An acid-base reaction is a chemical process in which an acid and a base interact, usually resulting in the formation of water and a salt. This reaction is fundamental in chemistry, often showcased in neutralization processes, where the acidic and basic properties of the reactants are diminished or neutralized.

When an acid reacts, it donates a proton (H+), while the base accepts it, and this interaction defines the transformation of species within the reaction mixture. For instance, when hydrochloric acid (HCl) reacts with a base like sodium hydroxide (NaOH), water (H2O) and sodium chloride (NaCl) are produced. Such interactions highlight the dynamic nature of proton transfer and acid-base chemistry.

Proton transfer is the cornerstone of acid-base chemistry and involves the movement of a proton from an acid to a base. A crucial concept is the Brønsted-Lowry theory, which defines acids and bases in terms of their ability to donate or accept protons, respectively.

The act of proton transfer is what changes an acid into its conjugate base, a less acidic species that remains after the acid has donated a proton. For instance, when the acid H2SO3 loses a proton, it transforms into its conjugate base, HSO3-. This change indicates the acid's proclivity to release a proton, and the remaining structure's potential to either take back that proton or act as a base in subsequent reactions.

Chemical formulas represent the composition of a substance with atomic symbols and indicate the number of atoms of each type present in the compound. It's a concise way for scientists to transmit detailed information about the substance's makeup. An acid's chemical formula is critical when determining the formula of its conjugate base.

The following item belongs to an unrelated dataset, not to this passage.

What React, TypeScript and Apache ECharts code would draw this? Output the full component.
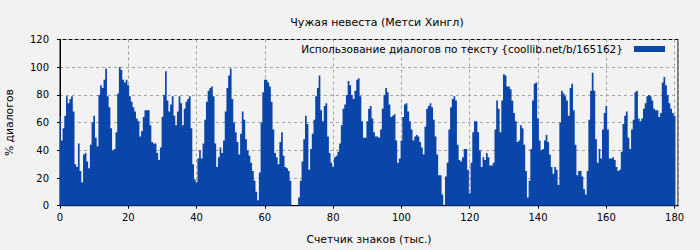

For example, formic acid has the chemical formula HCHO2, which succinctly displays all elements and their quantities in the molecule. To find its conjugate base, simply remove a proton, resulting in the base CHO2-. This new formula signifies a different entity with properties distinct from the original acid, representing not just a physical alteration but a functional transformation as well, capable of participating in unique chemical reactions.